▼▼▼
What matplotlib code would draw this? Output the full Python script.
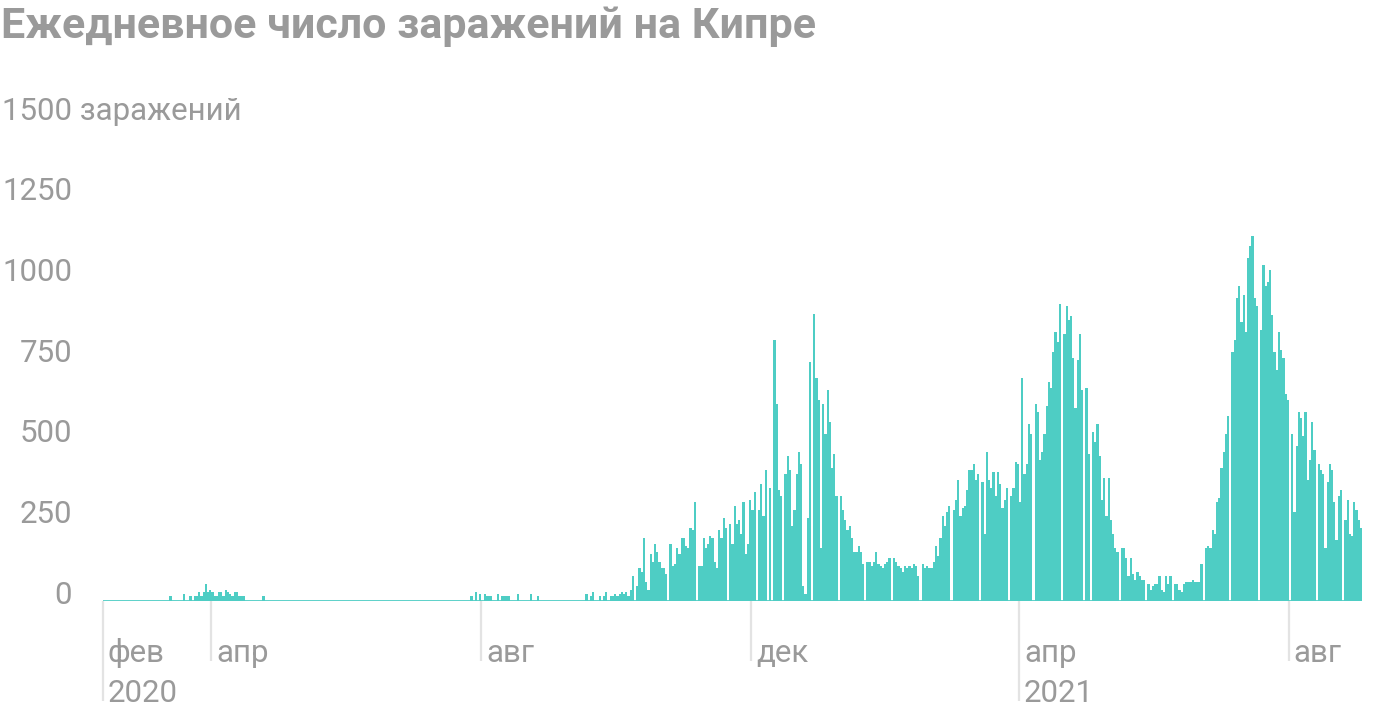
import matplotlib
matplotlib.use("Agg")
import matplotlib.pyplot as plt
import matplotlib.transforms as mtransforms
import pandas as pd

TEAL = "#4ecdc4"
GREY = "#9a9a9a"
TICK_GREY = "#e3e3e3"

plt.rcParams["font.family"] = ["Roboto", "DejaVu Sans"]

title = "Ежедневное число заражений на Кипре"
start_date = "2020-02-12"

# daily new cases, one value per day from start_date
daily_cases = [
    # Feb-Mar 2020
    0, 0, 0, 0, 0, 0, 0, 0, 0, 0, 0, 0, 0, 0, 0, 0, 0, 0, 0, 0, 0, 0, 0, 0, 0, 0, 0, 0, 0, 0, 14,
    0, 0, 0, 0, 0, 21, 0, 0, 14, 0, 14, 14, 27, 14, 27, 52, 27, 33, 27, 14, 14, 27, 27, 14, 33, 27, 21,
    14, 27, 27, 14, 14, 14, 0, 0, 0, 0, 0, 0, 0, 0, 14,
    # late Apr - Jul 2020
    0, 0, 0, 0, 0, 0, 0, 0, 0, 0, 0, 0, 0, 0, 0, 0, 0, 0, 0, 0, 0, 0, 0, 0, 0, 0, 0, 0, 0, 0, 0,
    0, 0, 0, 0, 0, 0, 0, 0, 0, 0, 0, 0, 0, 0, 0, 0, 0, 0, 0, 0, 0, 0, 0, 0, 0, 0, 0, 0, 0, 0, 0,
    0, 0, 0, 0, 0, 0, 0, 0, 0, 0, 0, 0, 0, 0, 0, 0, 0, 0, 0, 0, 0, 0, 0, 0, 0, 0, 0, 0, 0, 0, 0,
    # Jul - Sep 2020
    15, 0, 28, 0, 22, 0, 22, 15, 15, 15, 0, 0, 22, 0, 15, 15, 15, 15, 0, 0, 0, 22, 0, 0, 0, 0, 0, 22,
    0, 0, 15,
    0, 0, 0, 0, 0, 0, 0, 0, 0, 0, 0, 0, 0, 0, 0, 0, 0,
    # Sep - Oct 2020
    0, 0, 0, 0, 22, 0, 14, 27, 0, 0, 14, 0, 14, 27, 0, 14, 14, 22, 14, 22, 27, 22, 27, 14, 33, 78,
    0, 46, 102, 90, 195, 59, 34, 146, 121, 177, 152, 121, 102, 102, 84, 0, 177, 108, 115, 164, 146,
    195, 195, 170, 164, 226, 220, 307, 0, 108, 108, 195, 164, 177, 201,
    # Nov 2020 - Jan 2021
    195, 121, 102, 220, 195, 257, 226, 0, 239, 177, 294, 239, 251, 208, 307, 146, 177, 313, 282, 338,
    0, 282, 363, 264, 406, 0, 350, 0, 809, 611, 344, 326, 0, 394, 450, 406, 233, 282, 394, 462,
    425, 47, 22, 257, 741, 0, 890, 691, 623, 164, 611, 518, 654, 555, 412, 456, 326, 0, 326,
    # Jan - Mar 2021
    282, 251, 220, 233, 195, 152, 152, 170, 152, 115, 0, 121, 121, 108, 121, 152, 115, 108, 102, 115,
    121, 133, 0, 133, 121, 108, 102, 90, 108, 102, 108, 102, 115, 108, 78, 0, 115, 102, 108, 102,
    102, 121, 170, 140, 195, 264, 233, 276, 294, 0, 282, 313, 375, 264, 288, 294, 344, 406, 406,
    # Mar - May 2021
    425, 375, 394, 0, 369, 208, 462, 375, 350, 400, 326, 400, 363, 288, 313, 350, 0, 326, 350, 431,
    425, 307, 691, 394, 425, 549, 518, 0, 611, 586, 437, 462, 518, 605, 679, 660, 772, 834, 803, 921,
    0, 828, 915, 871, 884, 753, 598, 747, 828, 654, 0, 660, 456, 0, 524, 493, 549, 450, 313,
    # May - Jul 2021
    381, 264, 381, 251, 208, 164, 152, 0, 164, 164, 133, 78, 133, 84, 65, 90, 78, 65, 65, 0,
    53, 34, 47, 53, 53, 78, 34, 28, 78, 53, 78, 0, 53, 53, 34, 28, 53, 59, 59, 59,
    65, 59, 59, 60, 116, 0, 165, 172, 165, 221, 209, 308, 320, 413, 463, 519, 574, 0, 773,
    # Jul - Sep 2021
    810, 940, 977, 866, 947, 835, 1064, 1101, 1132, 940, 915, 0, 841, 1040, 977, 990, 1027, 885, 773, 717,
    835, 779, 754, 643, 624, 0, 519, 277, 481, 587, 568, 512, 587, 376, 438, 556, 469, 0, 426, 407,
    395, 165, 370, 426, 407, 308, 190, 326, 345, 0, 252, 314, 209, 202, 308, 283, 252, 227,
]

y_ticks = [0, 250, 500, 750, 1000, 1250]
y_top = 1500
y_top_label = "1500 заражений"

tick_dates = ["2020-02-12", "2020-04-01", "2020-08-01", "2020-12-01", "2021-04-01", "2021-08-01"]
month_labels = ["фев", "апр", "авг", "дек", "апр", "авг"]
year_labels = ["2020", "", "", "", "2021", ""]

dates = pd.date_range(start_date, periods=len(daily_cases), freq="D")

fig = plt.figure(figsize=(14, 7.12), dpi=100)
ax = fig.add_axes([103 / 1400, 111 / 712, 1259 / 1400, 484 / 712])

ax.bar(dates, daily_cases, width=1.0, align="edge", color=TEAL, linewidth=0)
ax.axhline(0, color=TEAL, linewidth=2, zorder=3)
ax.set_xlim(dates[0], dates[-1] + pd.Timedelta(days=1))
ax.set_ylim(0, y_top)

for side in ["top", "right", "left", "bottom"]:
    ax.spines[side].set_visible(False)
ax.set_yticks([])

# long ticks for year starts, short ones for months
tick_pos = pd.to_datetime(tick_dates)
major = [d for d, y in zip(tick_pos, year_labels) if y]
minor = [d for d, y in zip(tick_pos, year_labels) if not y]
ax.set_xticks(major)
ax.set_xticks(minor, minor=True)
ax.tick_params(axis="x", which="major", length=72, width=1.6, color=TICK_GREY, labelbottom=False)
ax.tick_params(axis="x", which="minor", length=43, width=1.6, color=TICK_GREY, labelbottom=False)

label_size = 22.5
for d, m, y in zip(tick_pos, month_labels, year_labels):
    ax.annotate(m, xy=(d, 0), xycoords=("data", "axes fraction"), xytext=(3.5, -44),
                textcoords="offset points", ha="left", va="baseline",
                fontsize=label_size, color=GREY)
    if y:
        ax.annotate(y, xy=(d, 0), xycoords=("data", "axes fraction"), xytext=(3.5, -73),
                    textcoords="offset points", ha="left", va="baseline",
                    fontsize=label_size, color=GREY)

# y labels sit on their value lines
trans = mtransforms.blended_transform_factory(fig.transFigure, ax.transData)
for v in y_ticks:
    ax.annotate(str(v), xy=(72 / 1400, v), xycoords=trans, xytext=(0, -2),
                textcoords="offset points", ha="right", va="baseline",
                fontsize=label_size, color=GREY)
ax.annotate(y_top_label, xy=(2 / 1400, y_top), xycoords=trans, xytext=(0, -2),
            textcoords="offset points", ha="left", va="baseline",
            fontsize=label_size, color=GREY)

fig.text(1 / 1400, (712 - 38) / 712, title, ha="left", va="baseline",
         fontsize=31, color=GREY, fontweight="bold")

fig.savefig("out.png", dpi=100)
▲▲▲
_What the task asks_
Repeat the listing in full and exactly. Do not include any images.

_Exercise output_
What matplotlib code would draw this? Output the full Python script.
import matplotlib
matplotlib.use("Agg")
import matplotlib.pyplot as plt
import matplotlib.transforms as mtransforms
import pandas as pd

TEAL = "#4ecdc4"
GREY = "#9a9a9a"
TICK_GREY = "#e3e3e3"

plt.rcParams["font.family"] = ["Roboto", "DejaVu Sans"]

title = "Ежедневное число заражений на Кипре"
start_date = "2020-02-12"

# daily new cases, one value per day from start_date
daily_cases = [
    # Feb-Mar 2020
    0, 0, 0, 0, 0, 0, 0, 0, 0, 0, 0, 0, 0, 0, 0, 0, 0, 0, 0, 0, 0, 0, 0, 0, 0, 0, 0, 0, 0, 0, 14,
    0, 0, 0, 0, 0, 21, 0, 0, 14, 0, 14, 14, 27, 14, 27, 52, 27, 33, 27, 14, 14, 27, 27, 14, 33, 27, 21,
    14, 27, 27, 14, 14, 14, 0, 0, 0, 0, 0, 0, 0, 0, 14,
    # late Apr - Jul 2020
    0, 0, 0, 0, 0, 0, 0, 0, 0, 0, 0, 0, 0, 0, 0, 0, 0, 0, 0, 0, 0, 0, 0, 0, 0, 0, 0, 0, 0, 0, 0,
    0, 0, 0, 0, 0, 0, 0, 0, 0, 0, 0, 0, 0, 0, 0, 0, 0, 0, 0, 0, 0, 0, 0, 0, 0, 0, 0, 0, 0, 0, 0,
    0, 0, 0, 0, 0, 0, 0, 0, 0, 0, 0, 0, 0, 0, 0, 0, 0, 0, 0, 0, 0, 0, 0, 0, 0, 0, 0, 0, 0, 0, 0,
    # Jul - Sep 2020
    15, 0, 28, 0, 22, 0, 22, 15, 15, 15, 0, 0, 22, 0, 15, 15, 15, 15, 0, 0, 0, 22, 0, 0, 0, 0, 0, 22,
    0, 0, 15,
    0, 0, 0, 0, 0, 0, 0, 0, 0, 0, 0, 0, 0, 0, 0, 0, 0,
    # Sep - Oct 2020
    0, 0, 0, 0, 22, 0, 14, 27, 0, 0, 14, 0, 14, 27, 0, 14, 14, 22, 14, 22, 27, 22, 27, 14, 33, 78,
    0, 46, 102, 90, 195, 59, 34, 146, 121, 177, 152, 121, 102, 102, 84, 0, 177, 108, 115, 164, 146,
    195, 195, 170, 164, 226, 220, 307, 0, 108, 108, 195, 164, 177, 201,
    # Nov 2020 - Jan 2021
    195, 121, 102, 220, 195, 257, 226, 0, 239, 177, 294, 239, 251, 208, 307, 146, 177, 313, 282, 338,
    0, 282, 363, 264, 406, 0, 350, 0, 809, 611, 344, 326, 0, 394, 450, 406, 233, 282, 394, 462,
    425, 47, 22, 257, 741, 0, 890, 691, 623, 164, 611, 518, 654, 555, 412, 456, 326, 0, 326,
    # Jan - Mar 2021
    282, 251, 220, 233, 195, 152, 152, 170, 152, 115, 0, 121, 121, 108, 121, 152, 115, 108, 102, 115,
    121, 133, 0, 133, 121, 108, 102, 90, 108, 102, 108, 102, 115, 108, 78, 0, 115, 102, 108, 102,
    102, 121, 170, 140, 195, 264, 233, 276, 294, 0, 282, 313, 375, 264, 288, 294, 344, 406, 406,
    # Mar - May 2021
    425, 375, 394, 0, 369, 208, 462, 375, 350, 400, 326, 400, 363, 288, 313, 350, 0, 326, 350, 431,
    425, 307, 691, 394, 425, 549, 518, 0, 611, 586, 437, 462, 518, 605, 679, 660, 772, 834, 803, 921,
    0, 828, 915, 871, 884, 753, 598, 747, 828, 654, 0, 660, 456, 0, 524, 493, 549, 450, 313,
    # May - Jul 2021
    381, 264, 381, 251, 208, 164, 152, 0, 164, 164, 133, 78, 133, 84, 65, 90, 78, 65, 65, 0,
    53, 34, 47, 53, 53, 78, 34, 28, 78, 53, 78, 0, 53, 53, 34, 28, 53, 59, 59, 59,
    65, 59, 59, 60, 116, 0, 165, 172, 165, 221, 209, 308, 320, 413, 463, 519, 574, 0, 773,
    # Jul - Sep 2021
    810, 940, 977, 866, 947, 835, 1064, 1101, 1132, 940, 915, 0, 841, 1040, 977, 990, 1027, 885, 773, 717,
    835, 779, 754, 643, 624, 0, 519, 277, 481, 587, 568, 512, 587, 376, 438, 556, 469, 0, 426, 407,
    395, 165, 370, 426, 407, 308, 190, 326, 345, 0, 252, 314, 209, 202, 308, 283, 252, 227,
]

y_ticks = [0, 250, 500, 750, 1000, 1250]
y_top = 1500
y_top_label = "1500 заражений"

tick_dates = ["2020-02-12", "2020-04-01", "2020-08-01", "2020-12-01", "2021-04-01", "2021-08-01"]
month_labels = ["фев", "апр", "авг", "дек", "апр", "авг"]
year_labels = ["2020", "", "", "", "2021", ""]

dates = pd.date_range(start_date, periods=len(daily_cases), freq="D")

fig = plt.figure(figsize=(14, 7.12), dpi=100)
ax = fig.add_axes([103 / 1400, 111 / 712, 1259 / 1400, 484 / 712])

ax.bar(dates, daily_cases, width=1.0, align="edge", color=TEAL, linewidth=0)
ax.axhline(0, color=TEAL, linewidth=2, zorder=3)
ax.set_xlim(dates[0], dates[-1] + pd.Timedelta(days=1))
ax.set_ylim(0, y_top)

for side in ["top", "right", "left", "bottom"]:
    ax.spines[side].set_visible(False)
ax.set_yticks([])

# long ticks for year starts, short ones for months
tick_pos = pd.to_datetime(tick_dates)
major = [d for d, y in zip(tick_pos, year_labels) if y]
minor = [d for d, y in zip(tick_pos, year_labels) if not y]
ax.set_xticks(major)
ax.set_xticks(minor, minor=True)
ax.tick_params(axis="x", which="major", length=72, width=1.6, color=TICK_GREY, labelbottom=False)
ax.tick_params(axis="x", which="minor", length=43, width=1.6, color=TICK_GREY, labelbottom=False)

label_size = 22.5
for d, m, y in zip(tick_pos, month_labels, year_labels):
    ax.annotate(m, xy=(d, 0), xycoords=("data", "axes fraction"), xytext=(3.5, -44),
                textcoords="offset points", ha="left", va="baseline",
                fontsize=label_size, color=GREY)
    if y:
        ax.annotate(y, xy=(d, 0), xycoords=("data", "axes fraction"), xytext=(3.5, -73),
                    textcoords="offset points", ha="left", va="baseline",
                    fontsize=label_size, color=GREY)

# y labels sit on their value lines
trans = mtransforms.blended_transform_factory(fig.transFigure, ax.transData)
for v in y_ticks:
    ax.annotate(str(v), xy=(72 / 1400, v), xycoords=trans, xytext=(0, -2),
                textcoords="offset points", ha="right", va="baseline",
                fontsize=label_size, color=GREY)
ax.annotate(y_top_label, xy=(2 / 1400, y_top), xycoords=trans, xytext=(0, -2),
            textcoords="offset points", ha="left", va="baseline",
            fontsize=label_size, color=GREY)

fig.text(1 / 1400, (712 - 38) / 712, title, ha="left", va="baseline",
         fontsize=31, color=GREY, fontweight="bold")

fig.savefig("out.png", dpi=100)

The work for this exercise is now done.